Stick to questions directly related to their ability to pay rent and be a responsible tenant.
Using AI Assisted Tools Safely
Many modern screening platforms, including AI assisted tools, can help you maintain consistency. These systems apply the same criteria to every applicant and create automatic documentation.
But technology doesn't eliminate your responsibility. You still need to ensure your screening criteria are legally compliant before you feed them into any system. An AI tool that consistently applies discriminatory criteria is still discriminatory.
Review the output from any screening tool. Understand why an applicant was flagged or rejected.
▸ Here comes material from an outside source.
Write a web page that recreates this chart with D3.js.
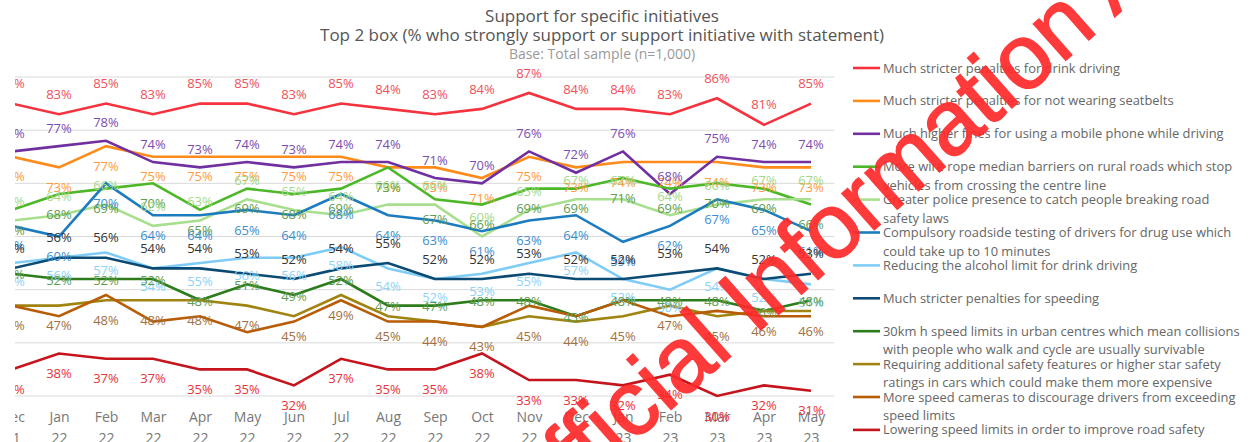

Make sure the reasoning aligns with your written policy and fair housing requirements.
When Applicants Request Accommodations
Sometimes an applicant with a disability will request a reasonable accommodation in your application process. For example, they might need additional time to gather documents or ask to complete forms in a different format.
You must engage in a dialogue about reasonable accommodations. You cannot deny these requests unless they create an undue financial burden or fundamentally alter your screening process.
Document all accommodation requests and your responses. Consult with a legal professional if you're unsure whether a request is reasonable.
Your Tenant Screening Checklist
Before you screen your next applicant:
- Write down your screening criteria
- Apply the same standards to every applicant
- Get written permission before running credit checks
- Document your reasons for every denial
- Avoid questions about protected characteristics
- Keep detailed records of all applications
- Review your criteria regularly to ensure they're legally compliant
Tenant screening protects your rental business, but only when you do it correctly. Consistency, documentation, and objective criteria are your best defenses against fair housing complaints.
The extra time you spend creating proper screening procedures now will save you from costly legal problems later. And it will help you find better tenants based on factors that actually predict their success as renters.